### Information given

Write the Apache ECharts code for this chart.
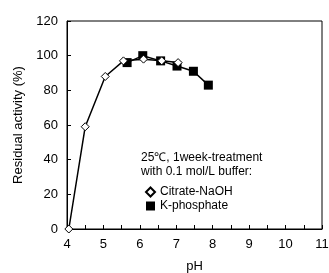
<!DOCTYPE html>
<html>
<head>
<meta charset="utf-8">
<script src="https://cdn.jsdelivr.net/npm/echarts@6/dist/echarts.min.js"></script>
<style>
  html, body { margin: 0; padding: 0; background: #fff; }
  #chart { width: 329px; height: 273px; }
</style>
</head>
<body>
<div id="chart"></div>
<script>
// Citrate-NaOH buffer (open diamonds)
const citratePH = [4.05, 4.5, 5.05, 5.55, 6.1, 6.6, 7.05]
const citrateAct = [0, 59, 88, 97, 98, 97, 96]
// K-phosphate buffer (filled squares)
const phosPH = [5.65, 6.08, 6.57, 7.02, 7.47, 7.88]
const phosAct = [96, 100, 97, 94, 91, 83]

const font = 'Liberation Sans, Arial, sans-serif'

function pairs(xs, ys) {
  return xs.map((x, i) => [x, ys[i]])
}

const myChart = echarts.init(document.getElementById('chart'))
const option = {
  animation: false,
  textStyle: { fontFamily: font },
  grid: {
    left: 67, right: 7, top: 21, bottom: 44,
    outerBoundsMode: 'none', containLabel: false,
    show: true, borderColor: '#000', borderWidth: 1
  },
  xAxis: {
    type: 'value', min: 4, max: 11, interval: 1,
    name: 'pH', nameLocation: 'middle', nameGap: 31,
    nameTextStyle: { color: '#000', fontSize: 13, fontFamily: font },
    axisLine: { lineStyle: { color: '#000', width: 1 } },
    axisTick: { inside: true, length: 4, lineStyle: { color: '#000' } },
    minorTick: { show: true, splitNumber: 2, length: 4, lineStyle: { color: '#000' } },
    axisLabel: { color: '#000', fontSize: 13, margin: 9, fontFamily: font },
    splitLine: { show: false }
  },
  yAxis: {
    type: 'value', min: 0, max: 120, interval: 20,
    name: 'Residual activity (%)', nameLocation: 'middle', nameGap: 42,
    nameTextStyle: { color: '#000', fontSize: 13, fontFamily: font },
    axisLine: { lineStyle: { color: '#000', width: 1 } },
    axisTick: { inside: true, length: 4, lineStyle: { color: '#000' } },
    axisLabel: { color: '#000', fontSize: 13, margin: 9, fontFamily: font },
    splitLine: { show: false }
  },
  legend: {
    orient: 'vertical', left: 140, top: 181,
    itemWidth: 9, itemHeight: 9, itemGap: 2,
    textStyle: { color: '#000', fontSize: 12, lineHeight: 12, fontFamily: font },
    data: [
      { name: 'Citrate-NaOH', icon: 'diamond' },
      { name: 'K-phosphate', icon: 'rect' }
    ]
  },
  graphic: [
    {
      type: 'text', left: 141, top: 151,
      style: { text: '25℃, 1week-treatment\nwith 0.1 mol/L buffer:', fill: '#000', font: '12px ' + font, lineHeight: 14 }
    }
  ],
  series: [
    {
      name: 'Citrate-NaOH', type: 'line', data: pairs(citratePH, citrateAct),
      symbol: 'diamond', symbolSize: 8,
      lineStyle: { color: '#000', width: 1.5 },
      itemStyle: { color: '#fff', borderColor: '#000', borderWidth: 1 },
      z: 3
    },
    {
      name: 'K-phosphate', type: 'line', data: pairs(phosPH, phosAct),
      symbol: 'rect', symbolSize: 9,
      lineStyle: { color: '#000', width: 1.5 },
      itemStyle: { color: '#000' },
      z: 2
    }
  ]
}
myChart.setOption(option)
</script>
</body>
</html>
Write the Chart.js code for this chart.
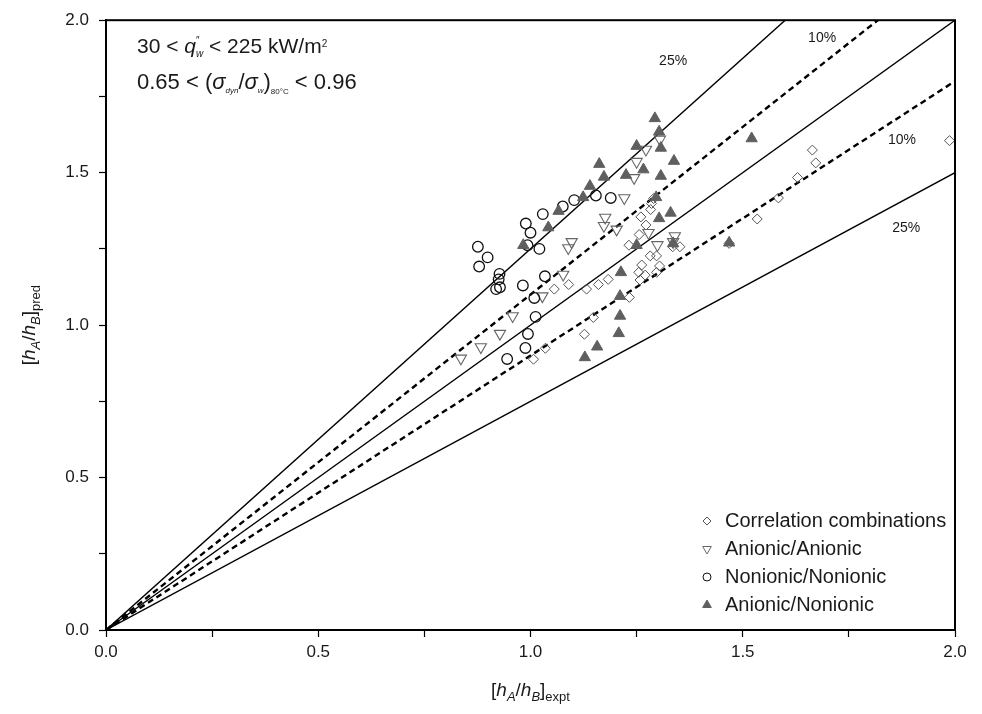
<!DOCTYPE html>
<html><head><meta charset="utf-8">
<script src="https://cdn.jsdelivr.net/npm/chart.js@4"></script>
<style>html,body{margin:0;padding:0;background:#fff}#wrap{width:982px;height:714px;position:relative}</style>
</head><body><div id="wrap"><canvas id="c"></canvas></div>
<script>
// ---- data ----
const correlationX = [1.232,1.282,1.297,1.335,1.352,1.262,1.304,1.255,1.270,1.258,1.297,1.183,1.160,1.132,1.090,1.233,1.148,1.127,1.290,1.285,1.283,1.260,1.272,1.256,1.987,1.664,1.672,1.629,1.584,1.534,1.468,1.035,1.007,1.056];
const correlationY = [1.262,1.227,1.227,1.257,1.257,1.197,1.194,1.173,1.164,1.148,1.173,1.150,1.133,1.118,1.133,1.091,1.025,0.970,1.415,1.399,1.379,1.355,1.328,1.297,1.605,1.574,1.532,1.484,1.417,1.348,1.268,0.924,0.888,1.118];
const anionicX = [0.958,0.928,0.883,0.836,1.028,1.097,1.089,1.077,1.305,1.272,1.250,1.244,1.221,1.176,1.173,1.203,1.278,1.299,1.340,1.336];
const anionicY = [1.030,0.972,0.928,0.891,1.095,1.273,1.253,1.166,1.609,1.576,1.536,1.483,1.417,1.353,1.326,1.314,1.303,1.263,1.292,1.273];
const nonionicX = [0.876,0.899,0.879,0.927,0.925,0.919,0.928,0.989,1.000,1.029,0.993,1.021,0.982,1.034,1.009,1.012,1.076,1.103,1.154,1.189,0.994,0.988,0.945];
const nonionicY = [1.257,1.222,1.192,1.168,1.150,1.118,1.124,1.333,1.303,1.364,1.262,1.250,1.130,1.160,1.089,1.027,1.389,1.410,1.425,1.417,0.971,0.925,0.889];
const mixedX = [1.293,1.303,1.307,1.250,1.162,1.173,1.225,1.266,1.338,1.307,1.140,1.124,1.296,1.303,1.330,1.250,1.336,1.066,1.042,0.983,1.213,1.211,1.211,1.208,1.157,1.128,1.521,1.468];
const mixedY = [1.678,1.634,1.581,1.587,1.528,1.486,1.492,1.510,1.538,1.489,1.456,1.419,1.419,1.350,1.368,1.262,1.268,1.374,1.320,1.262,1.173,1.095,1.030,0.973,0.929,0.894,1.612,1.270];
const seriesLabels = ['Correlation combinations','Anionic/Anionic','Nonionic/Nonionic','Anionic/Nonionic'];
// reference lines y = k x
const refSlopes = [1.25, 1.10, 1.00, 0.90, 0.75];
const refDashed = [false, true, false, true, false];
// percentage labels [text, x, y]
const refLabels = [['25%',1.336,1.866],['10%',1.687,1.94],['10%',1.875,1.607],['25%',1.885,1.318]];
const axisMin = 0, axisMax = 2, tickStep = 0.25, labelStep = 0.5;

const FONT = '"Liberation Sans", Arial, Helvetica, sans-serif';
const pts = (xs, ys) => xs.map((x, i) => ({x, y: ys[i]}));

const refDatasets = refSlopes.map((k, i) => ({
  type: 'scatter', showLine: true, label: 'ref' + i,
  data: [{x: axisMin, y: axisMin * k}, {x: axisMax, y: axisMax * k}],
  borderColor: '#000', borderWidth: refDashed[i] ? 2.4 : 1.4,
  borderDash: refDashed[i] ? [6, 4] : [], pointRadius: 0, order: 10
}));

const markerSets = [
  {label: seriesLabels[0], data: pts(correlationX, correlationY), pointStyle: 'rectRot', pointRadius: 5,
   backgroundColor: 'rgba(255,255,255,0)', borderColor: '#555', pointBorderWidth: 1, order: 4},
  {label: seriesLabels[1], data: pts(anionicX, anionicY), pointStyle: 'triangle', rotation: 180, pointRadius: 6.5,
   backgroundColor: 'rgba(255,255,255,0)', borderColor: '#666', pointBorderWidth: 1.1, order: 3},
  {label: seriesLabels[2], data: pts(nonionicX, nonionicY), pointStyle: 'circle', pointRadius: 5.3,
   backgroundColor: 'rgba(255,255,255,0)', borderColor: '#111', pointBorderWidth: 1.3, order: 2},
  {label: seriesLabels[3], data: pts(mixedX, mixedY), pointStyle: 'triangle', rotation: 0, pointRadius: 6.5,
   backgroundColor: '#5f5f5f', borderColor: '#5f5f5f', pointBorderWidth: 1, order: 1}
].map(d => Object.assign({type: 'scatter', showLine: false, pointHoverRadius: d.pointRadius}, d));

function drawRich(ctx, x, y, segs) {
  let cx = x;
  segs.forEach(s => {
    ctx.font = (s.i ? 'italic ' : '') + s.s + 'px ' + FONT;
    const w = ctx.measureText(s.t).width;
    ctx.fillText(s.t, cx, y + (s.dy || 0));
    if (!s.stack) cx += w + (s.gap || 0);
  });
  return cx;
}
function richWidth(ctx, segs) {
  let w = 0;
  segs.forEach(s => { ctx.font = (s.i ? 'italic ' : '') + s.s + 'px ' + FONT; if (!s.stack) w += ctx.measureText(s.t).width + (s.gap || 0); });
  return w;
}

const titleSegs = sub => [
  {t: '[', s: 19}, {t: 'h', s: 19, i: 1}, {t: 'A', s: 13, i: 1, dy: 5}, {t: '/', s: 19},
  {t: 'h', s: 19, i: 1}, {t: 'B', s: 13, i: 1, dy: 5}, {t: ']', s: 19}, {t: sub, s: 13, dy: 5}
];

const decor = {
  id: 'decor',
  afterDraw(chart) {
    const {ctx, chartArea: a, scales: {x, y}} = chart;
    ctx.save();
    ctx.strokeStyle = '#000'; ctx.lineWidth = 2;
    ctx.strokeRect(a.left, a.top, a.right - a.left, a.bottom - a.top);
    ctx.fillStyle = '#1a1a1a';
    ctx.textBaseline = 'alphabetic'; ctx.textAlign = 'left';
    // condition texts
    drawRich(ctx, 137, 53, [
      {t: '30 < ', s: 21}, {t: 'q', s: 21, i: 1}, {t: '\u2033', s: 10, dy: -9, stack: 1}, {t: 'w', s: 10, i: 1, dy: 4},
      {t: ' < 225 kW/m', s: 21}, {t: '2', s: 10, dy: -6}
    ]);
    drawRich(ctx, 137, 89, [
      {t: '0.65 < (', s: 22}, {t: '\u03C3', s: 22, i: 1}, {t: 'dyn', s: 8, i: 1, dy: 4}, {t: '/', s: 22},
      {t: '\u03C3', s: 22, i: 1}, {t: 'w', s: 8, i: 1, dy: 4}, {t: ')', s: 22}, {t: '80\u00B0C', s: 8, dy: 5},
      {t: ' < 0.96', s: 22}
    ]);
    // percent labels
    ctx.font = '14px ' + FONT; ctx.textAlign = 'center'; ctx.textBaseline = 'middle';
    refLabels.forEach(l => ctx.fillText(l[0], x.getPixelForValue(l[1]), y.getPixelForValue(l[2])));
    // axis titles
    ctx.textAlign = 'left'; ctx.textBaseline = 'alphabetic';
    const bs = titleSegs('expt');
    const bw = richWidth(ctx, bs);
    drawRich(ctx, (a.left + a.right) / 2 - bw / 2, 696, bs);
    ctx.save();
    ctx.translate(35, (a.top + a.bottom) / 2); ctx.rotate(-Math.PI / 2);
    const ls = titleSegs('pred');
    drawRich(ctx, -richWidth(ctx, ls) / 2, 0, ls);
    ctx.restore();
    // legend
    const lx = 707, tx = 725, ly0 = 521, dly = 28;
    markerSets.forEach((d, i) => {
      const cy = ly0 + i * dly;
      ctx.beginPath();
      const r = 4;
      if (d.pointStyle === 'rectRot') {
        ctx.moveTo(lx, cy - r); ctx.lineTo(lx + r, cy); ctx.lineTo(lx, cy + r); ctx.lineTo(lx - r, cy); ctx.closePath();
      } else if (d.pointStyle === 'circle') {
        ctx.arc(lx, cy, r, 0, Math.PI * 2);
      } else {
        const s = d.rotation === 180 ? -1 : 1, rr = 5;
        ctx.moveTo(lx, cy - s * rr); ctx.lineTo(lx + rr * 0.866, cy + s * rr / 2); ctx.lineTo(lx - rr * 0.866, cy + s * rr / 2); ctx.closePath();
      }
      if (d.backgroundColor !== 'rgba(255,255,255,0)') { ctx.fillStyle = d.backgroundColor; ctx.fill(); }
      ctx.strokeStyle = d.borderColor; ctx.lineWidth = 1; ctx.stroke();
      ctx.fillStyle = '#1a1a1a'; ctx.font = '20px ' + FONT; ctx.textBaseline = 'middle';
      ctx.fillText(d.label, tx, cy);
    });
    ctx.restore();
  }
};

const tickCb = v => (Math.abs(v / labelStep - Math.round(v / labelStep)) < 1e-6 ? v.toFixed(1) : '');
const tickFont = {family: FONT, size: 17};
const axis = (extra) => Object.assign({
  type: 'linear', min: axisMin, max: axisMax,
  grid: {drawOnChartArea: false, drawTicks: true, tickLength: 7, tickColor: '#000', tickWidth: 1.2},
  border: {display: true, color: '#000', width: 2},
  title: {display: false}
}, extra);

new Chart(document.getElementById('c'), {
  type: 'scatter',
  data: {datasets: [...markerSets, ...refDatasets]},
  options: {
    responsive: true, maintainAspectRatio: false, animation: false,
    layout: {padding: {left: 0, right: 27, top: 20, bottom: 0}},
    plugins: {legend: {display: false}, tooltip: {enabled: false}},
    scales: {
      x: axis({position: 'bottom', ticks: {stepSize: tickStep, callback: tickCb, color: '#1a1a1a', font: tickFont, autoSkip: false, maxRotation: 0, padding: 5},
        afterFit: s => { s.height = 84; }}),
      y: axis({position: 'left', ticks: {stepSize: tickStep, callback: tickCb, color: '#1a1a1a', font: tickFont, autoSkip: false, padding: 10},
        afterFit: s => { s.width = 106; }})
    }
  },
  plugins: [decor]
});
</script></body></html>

######

## Exercise description
Copy each line above containing the string "code".

## Response
Write the Apache ECharts code for this chart.
Write the Chart.js code for this chart.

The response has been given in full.